I doubt that any of you are rushing to make mulukhia but below are a few blogger websites that have recipes that are authentic and filled with additional interesting information. Marc Matsumoto’s website and recipe for mulukhia is elaborate and very visual. You can omit the whole chicken and use store bought chicken broth or substitute veggie broth for a vegetarian version. I used to make my own broth boiling the chicken with onion, cinnamon sticks etc… but who has the time these days?  Food & Wine‘s recipe is decent. I also like the Mideats (blog and website) recipe and Edible Milwaukee has a lovely story on molokhia. I hope you enjoy the reading as much as I did.

Below is my recipe for the summertime version. Good luck!
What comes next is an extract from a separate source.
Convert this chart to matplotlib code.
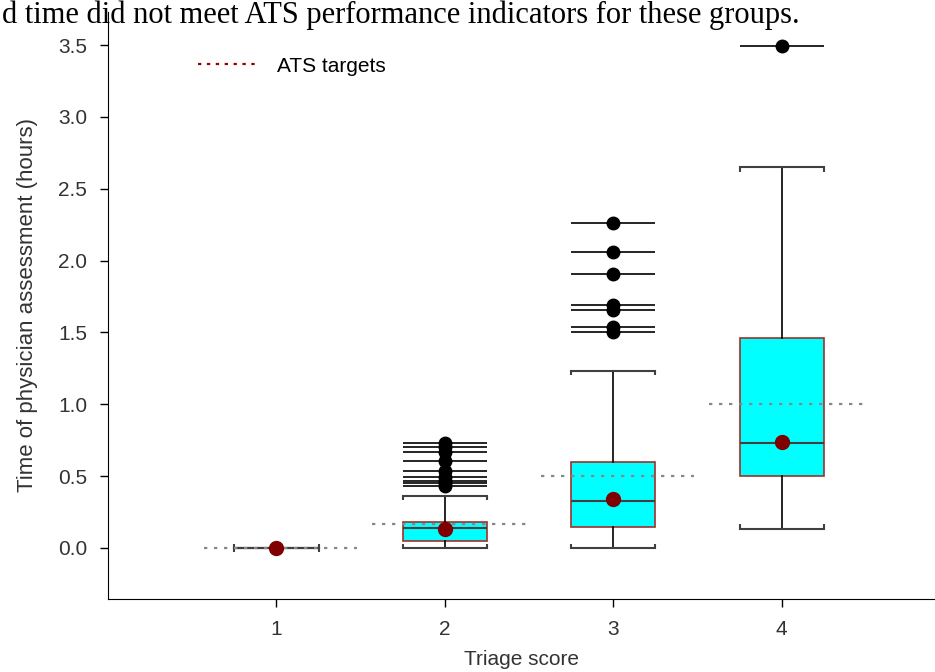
import matplotlib
matplotlib.use("Agg")
import matplotlib.pyplot as plt
from matplotlib.lines import Line2D

# Triage groups and box summary (hours)
groups = [1, 2, 3, 4]
q1 = [0.0, 0.05, 0.145, 0.50]
medians = [0.0, 0.137, 0.328, 0.73]
q3 = [0.0, 0.18, 0.598, 1.462]
whisk_lo = [0.0, 0.0, 0.0, 0.135]
whisk_hi = [0.0, 0.365, 1.234, 2.65]
means = [0.0, 0.13, 0.34, 0.739]
ats_targets = [0.0, 1 / 6, 0.5, 1.0]

outliers = [
    [],
    [0.732, 0.70, 0.667, 0.602, 0.537, 0.497, 0.465, 0.451, 0.432],
    [2.259, 2.06, 1.904, 1.69, 1.653, 1.539, 1.501],
    [3.49],
]

plt.rcParams["font.family"] = ["Liberation Sans", "DejaVu Sans"]

fig = plt.figure(figsize=(9.35, 6.72), dpi=100)
ax = fig.add_axes([108 / 935, 73 / 672, 1 - 108 / 935, (599 - 12) / 672])

# page text above the figure
fig.text(0.002, 1 - 23 / 672, "d time did not meet ATS performance indicators for these groups.",
         family="Liberation Serif", fontsize=22, va="baseline", ha="left")

stats = []
for i in range(len(groups)):
    stats.append({"med": medians[i], "q1": q1[i], "q3": q3[i],
                  "whislo": whisk_lo[i], "whishi": whisk_hi[i], "fliers": []})

ax.bxp(stats, positions=groups, widths=0.5, capwidths=0.5, patch_artist=True,
       showfliers=False,
       boxprops=dict(facecolor="#00ffff", edgecolor="#a0302a", linewidth=1.2),
       medianprops=dict(color="#404040", linewidth=1.5),
       whiskerprops=dict(color="black", linewidth=1.2),
       capprops=dict(color="#404040", linewidth=1.5))

# small bracket ends on the caps, pointing toward the box
tick = 0.03
for g, lo, hi in zip(groups, whisk_lo, whisk_hi):
    for x in (g - 0.25, g + 0.25):
        ax.vlines(x, lo, lo + tick, colors="#404040", linewidth=1.5)
        ax.vlines(x, hi - tick, hi, colors="#404040", linewidth=1.5)

# outliers drawn with a horizontal bar through each point
for g, pts in zip(groups, outliers):
    if not pts:
        continue
    ax.hlines(pts, g - 0.25, g + 0.25, colors="black", linewidth=1.2, zorder=3)
    ax.plot([g] * len(pts), pts, "o", color="black", markersize=9, zorder=4)

# ATS target lines
for g, t in zip(groups, ats_targets):
    ax.hlines(t, g - 0.43, g + 0.48, colors="#888888", linestyles=(0, (1.5, 3)),
              linewidth=1.6, zorder=5)

ax.plot(groups, means, "o", color="#800000", markersize=10, linestyle="none", zorder=6)

handle = Line2D([], [], color="#990000", linestyle=(0, (1.5, 2.5)), linewidth=1.6)
ax.legend([handle], ["ATS targets"], loc="center left", bbox_to_anchor=(0.109, 0.908),
          frameon=False, fontsize=15, handlelength=2.84, handletextpad=0.96,
          borderpad=0, borderaxespad=0)

ax.set_xlim(0, 4.91)
ax.set_ylim(-0.355, 3.73)
ax.set_xticks(groups)
ax.set_yticks([0.0, 0.5, 1.0, 1.5, 2.0, 2.5, 3.0, 3.5])
ax.set_yticklabels(["0.0", "0.5", "1.0", "1.5", "2.0", "2.5", "3.0", "3.5"])
ax.tick_params(axis="both", labelsize=15, labelcolor="#333333", length=6, width=1,
               direction="out", pad=9)
ax.spines["top"].set_visible(False)
ax.spines["right"].set_visible(False)
ax.set_xlabel("Triage score", fontsize=15, color="#333333", labelpad=8)
ax.set_ylabel("Time of physician assessment (hours)", fontsize=16, color="#333333",
              labelpad=14)

fig.savefig("out.png", dpi=100)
Fresh mulukhia leaves with chopped onion ready to saute.
Cooked whole leaves are ready to serve garnished with toasted pita and lemon wedges.

Sautéed Mulukhia Greens

2 bunches of mulukhia: stems stripped of leaves, stems discarded
2 Tablespoons vegetable oil
I very large onion, chopped
6-10 cloves of garlic crushed
1 bunch cilantro finely chopped
1/2 teaspoon to 1 tsp salt
1/2 teaspoon to 1 tsp coriander
2 cups veggie broth
Juice of 1/2 lemon
Pita chips, to serve along side or as topping
Optional: 1/2 cup of chopped onions soaked in red wine vinegar (for topping)
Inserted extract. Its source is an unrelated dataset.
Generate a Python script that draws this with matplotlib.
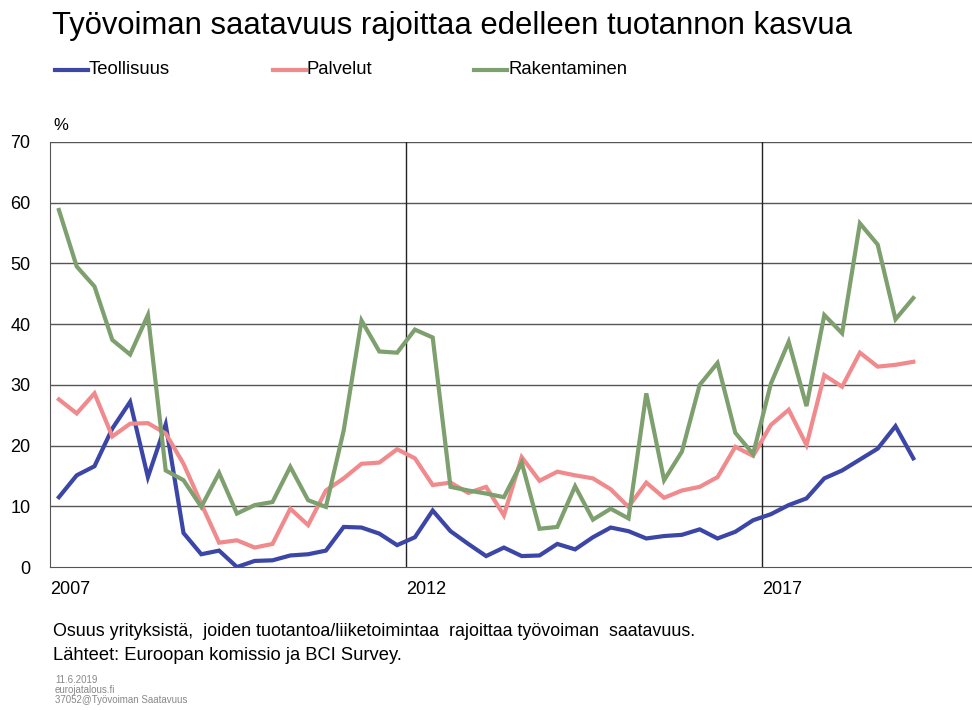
import numpy as np
import matplotlib.pyplot as plt
from matplotlib.lines import Line2D

# ============================================================
# DATA (quarterly, 2007 Q1 .. 2019 Q1), % of firms
# ============================================================
START_YEAR = 2007
SERIES_NAMES = ["Teollisuus", "Palvelut", "Rakentaminen"]

teollisuus = [11.5, 15.1, 16.6, 22.8, 27.2, 14.8, 23.5, 5.6, 2.1, 2.7,
              0.0, 1.0, 1.1, 1.9, 2.1, 2.7, 6.6, 6.5, 5.5, 3.6,
              4.9, 9.3, 5.9, 3.8, 1.8, 3.2, 1.8, 1.9, 3.8, 2.9,
              4.9, 6.5, 5.9, 4.7, 5.1, 5.3, 6.2, 4.7, 5.8, 7.7,
              8.7, 10.2, 11.3, 14.6, 15.9, 17.7, 19.5, 23.2, 17.9]

palvelut = [27.6, 25.3, 28.6, 21.5, 23.6, 23.7, 22.0, 17.0, 10.4, 4.0,
            4.4, 3.2, 3.8, 9.6, 6.9, 12.6, 14.6, 17.0, 17.2, 19.4,
            17.9, 13.5, 13.9, 12.2, 13.2, 8.5, 18.1, 14.2, 15.7, 15.1,
            14.6, 12.8, 9.9, 13.9, 11.4, 12.6, 13.2, 14.8, 19.8, 18.3,
            23.4, 25.9, 20.1, 31.6, 29.7, 35.3, 33.0, 33.3, 33.8]

rakentaminen = [58.8, 49.5, 46.2, 37.4, 35.0, 41.5, 15.9, 14.3, 9.9, 15.5,
                8.8, 10.2, 10.7, 16.5, 11.0, 9.9, 22.5, 40.6, 35.5, 35.3,
                39.1, 37.8, 13.2, 12.6, 12.1, 11.5, 17.2, 6.3, 6.6, 13.3,
                7.8, 9.6, 8.0, 28.6, 14.3, 19.0, 30.0, 33.6, 22.1, 18.6,
                30.2, 37.1, 26.5, 41.5, 38.5, 56.6, 53.1, 40.8, 44.3]

YEAR_TICKS = [2007, 2012, 2017]
Y_TICKS = [0, 10, 20, 30, 40, 50, 60, 70]

COLORS = ["#3c46a6", "#f08a8c", "#7e9f6e"]

TITLE = "Työvoiman saatavuus rajoittaa edelleen tuotannon kasvua"
NOTE1 = "Osuus yrityksistä,  joiden tuotantoa/liiketoimintaa  rajoittaa työvoiman  saatavuus."
NOTE2 = "Lähteet: Euroopan komissio ja BCI Survey."
SMALL = ["11.6.2019", "eurojatalous.fi", "37052@Työvoiman Saatavuus"]

plt.rcParams["font.family"] = ["Liberation Sans", "DejaVu Sans"]

W, H = 972, 710


def fx(px):
    return px / W


def fy(py):
    return 1 - py / H


# ============================================================
# PLOT
# ============================================================
n = len(teollisuus)
x = START_YEAR + (np.arange(n) + 0.5) / 4

fig = plt.figure(figsize=(W / 100, H / 100), dpi=100)
ax = fig.add_axes([fx(50), fy(567), 1 - fx(50), 425 / H])

for vals, col in zip([teollisuus, palvelut, rakentaminen], COLORS):
    ax.plot(x, vals, color=col, lw=3.0, solid_joinstyle="miter", zorder=3)

ax.set_xlim(START_YEAR, START_YEAR + 922 / 71.2)
ax.set_ylim(0, 70)
ax.set_yticks(Y_TICKS)
ax.set_xticks(YEAR_TICKS)
ax.set_xticklabels([str(y) for y in YEAR_TICKS], ha="left", fontsize=13)
ax.tick_params(axis="y", labelsize=13, length=0, pad=14)
ax.tick_params(axis="x", length=0, pad=10)

for v in Y_TICKS[1:]:
    ax.axhline(v, color="#555555", lw=1.0, zorder=1)
for yr in YEAR_TICKS[1:]:
    ax.axvline(yr, color="#222222", lw=1.0, zorder=1)

for s in ["top", "right"]:
    ax.spines[s].set_visible(False)
ax.spines["left"].set_color("#555555")
ax.spines["bottom"].set_color("#555555")

fig.text(fx(53), fy(125), "%", fontsize=12, va="center")

fig.text(fx(52), fy(26), TITLE, fontsize=22.3, va="center")

# legend, drawn by hand to match the original spacing
leg_x = [55, 273, 474]
for lx, name, col in zip(leg_x, SERIES_NAMES, COLORS):
    fig.add_artist(Line2D([fx(lx), fx(lx + 33)], [fy(70), fy(70)], color=col, lw=3.0,
                          transform=fig.transFigure))
    fig.text(fx(lx + 34), fy(70), name, fontsize=13.3, va="center")

fig.text(fx(53), fy(631), NOTE1, fontsize=12.9, va="center")
fig.text(fx(53), fy(655), NOTE2, fontsize=13.2, va="center")
for i, s in enumerate(SMALL):
    fig.text(fx(55), fy(680 + 10 * i), s, fontsize=7, color="#888888", va="center")

fig.savefig("out.png", dpi=100)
After stripping stems of the mulukhia, wash leaves and spin dry in salad spinner, then lay out on dishtowels on your kitchen counter. Chop onion and sauté in oil over high heat. Place mulukhia leaves in a pile on chopping board and, with a large knife, make a few cuts through the leaves. You do not want to chop too much since that is what renders the leaves mucilaginous. Add the leaves to the onions and fold a few times. Sauté for a few minutes and then add broth a half a cup at a time. Cover, reduce heat and let simmer. You want to keep adding broth and cooking through until the leaves are very dark green and tender.
Meanwhile, in a separate small pan, sauté in a little olive oil the chopped garlic and chopped cilantro. Add salt and coriander. Add and stir in the mix to the mulukhia. Cover, simmer until done. Add lemon juice and  adjust salt and lemon to taste. Let cool or refrigerate. Serve with pita chips and lemon wedges.

I particularly love to serve Hummus with it, and the small meat or pumpkin Kibbehs, green olives and some pink turnip pickles. Makes for a lovely mezze spread. Sahtein!